**Exercise**
Nothing outside the range from the line with "Recreate this image" to the line with "fontsize=12, family=lab_sans, zorder=5)" belongs in the copy, and no pictures do either; repeat that range exactly.
##### Data shown #####
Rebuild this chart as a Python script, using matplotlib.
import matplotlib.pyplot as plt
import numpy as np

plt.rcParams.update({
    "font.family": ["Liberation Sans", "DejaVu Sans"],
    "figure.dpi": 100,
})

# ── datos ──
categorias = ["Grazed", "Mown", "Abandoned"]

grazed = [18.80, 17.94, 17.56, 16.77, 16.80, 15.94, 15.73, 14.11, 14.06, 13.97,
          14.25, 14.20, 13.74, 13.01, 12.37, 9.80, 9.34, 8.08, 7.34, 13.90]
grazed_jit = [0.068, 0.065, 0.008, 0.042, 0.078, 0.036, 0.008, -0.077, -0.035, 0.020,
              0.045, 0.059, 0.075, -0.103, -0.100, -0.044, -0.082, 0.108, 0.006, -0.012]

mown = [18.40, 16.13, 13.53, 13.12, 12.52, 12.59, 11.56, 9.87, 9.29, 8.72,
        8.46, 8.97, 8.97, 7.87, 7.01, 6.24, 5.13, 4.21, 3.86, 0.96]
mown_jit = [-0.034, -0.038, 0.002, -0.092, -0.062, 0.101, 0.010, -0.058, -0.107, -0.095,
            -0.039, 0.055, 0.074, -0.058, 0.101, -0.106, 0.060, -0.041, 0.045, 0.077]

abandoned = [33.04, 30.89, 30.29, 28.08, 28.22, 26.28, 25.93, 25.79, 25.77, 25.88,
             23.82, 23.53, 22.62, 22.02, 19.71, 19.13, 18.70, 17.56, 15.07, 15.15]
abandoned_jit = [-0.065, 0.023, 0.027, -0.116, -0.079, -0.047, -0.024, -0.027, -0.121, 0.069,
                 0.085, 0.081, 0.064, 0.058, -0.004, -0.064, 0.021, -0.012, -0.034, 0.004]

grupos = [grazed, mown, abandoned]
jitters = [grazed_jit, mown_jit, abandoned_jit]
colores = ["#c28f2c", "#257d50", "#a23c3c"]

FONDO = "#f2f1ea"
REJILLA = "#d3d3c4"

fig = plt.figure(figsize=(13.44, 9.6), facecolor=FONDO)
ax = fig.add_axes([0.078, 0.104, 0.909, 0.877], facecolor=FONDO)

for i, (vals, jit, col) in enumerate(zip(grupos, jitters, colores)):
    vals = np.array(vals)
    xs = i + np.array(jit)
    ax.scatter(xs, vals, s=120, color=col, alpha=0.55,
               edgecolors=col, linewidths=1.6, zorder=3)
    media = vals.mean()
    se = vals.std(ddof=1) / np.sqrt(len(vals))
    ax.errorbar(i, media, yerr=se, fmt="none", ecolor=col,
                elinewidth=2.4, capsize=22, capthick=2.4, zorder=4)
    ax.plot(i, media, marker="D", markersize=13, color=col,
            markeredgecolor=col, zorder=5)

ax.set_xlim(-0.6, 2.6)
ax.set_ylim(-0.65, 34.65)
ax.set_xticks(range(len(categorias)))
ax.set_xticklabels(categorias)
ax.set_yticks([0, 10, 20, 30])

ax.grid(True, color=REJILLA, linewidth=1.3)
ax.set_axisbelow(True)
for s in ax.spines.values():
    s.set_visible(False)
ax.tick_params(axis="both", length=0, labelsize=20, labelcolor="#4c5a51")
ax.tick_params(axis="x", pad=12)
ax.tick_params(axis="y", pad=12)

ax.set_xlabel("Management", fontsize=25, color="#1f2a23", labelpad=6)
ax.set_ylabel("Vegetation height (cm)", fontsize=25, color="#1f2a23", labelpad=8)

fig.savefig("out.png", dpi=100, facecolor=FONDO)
#####
##### Data shown #####
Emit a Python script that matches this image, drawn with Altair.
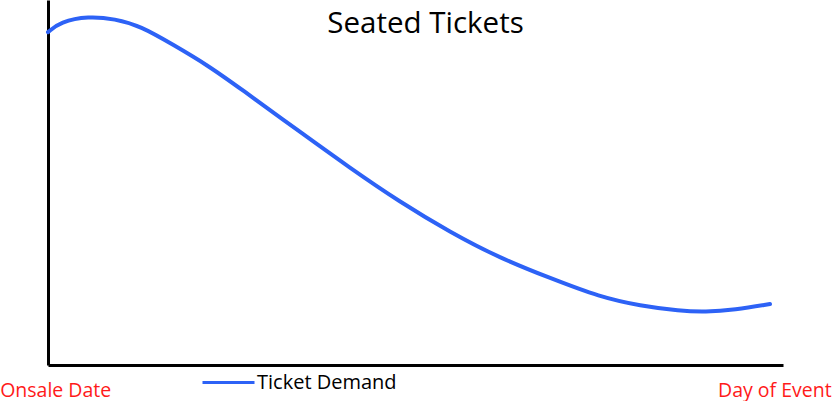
#####
##### Data shown #####
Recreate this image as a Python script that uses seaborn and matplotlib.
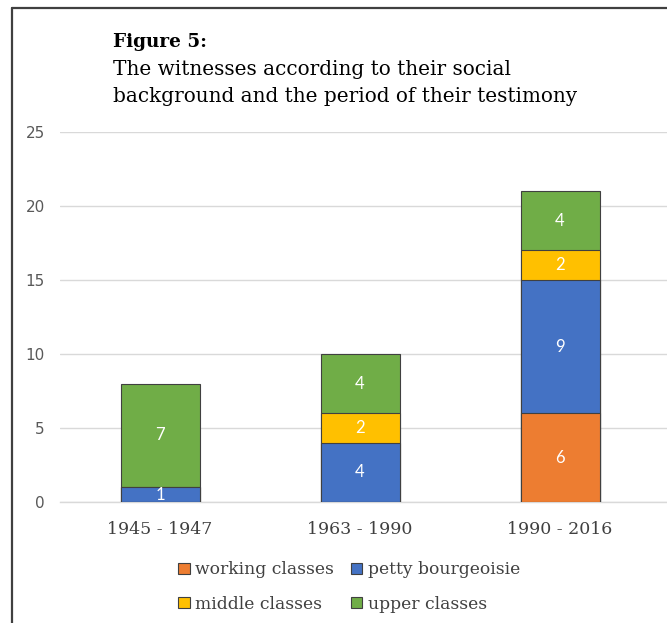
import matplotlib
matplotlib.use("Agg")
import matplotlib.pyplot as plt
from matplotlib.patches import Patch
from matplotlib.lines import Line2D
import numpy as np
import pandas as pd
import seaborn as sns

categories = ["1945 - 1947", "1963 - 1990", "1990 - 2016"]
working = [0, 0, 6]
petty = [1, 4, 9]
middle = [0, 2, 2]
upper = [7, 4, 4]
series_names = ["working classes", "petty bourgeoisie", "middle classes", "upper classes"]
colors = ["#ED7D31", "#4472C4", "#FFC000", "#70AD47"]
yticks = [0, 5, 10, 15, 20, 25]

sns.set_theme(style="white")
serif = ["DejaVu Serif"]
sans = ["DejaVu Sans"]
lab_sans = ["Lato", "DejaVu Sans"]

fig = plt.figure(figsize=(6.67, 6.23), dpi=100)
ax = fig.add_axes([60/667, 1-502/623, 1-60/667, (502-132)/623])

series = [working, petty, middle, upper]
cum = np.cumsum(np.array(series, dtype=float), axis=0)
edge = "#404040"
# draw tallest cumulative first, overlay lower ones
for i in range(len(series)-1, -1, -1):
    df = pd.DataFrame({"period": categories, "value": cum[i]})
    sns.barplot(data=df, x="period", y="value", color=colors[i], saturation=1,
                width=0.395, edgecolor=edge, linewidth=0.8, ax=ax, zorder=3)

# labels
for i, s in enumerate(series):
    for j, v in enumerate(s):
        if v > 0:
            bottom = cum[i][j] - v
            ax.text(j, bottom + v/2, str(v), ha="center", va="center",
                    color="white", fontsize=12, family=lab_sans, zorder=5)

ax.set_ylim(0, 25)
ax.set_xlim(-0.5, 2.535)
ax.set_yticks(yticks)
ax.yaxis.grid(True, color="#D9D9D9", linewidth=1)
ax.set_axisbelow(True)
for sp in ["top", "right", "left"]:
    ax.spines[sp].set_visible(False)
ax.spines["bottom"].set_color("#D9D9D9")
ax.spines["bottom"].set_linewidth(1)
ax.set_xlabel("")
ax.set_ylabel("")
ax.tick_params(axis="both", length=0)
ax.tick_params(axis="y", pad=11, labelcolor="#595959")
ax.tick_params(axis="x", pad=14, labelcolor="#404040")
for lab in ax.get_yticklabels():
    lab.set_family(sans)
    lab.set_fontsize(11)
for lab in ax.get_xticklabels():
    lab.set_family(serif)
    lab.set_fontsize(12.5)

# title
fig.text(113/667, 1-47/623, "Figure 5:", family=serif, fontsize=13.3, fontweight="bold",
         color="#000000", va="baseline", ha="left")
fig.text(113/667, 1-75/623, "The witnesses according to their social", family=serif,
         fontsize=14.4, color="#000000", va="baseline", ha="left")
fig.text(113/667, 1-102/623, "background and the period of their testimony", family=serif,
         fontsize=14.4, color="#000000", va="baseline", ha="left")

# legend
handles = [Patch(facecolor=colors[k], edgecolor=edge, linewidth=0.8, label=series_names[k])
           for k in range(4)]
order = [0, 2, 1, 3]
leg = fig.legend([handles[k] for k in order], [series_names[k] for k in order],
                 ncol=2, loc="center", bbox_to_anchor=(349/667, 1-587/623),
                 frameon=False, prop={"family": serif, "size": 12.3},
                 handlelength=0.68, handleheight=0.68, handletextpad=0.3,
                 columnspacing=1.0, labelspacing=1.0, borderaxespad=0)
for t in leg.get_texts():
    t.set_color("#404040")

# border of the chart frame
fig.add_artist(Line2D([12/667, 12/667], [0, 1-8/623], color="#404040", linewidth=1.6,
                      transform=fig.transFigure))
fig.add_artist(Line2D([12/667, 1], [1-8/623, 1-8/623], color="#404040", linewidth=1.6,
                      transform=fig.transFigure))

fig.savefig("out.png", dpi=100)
#####
**The answer**
Recreate this image as a Python script that uses seaborn and matplotlib.
import matplotlib
matplotlib.use("Agg")
import matplotlib.pyplot as plt
from matplotlib.patches import Patch
from matplotlib.lines import Line2D
import numpy as np
import pandas as pd
import seaborn as sns

categories = ["1945 - 1947", "1963 - 1990", "1990 - 2016"]
working = [0, 0, 6]
petty = [1, 4, 9]
middle = [0, 2, 2]
upper = [7, 4, 4]
series_names = ["working classes", "petty bourgeoisie", "middle classes", "upper classes"]
colors = ["#ED7D31", "#4472C4", "#FFC000", "#70AD47"]
yticks = [0, 5, 10, 15, 20, 25]

sns.set_theme(style="white")
serif = ["DejaVu Serif"]
sans = ["DejaVu Sans"]
lab_sans = ["Lato", "DejaVu Sans"]

fig = plt.figure(figsize=(6.67, 6.23), dpi=100)
ax = fig.add_axes([60/667, 1-502/623, 1-60/667, (502-132)/623])

series = [working, petty, middle, upper]
cum = np.cumsum(np.array(series, dtype=float), axis=0)
edge = "#404040"
# draw tallest cumulative first, overlay lower ones
for i in range(len(series)-1, -1, -1):
    df = pd.DataFrame({"period": categories, "value": cum[i]})
    sns.barplot(data=df, x="period", y="value", color=colors[i], saturation=1,
                width=0.395, edgecolor=edge, linewidth=0.8, ax=ax, zorder=3)

# labels
for i, s in enumerate(series):
    for j, v in enumerate(s):
        if v > 0:
            bottom = cum[i][j] - v
            ax.text(j, bottom + v/2, str(v), ha="center", va="center",
                    color="white", fontsize=12, family=lab_sans, zorder=5)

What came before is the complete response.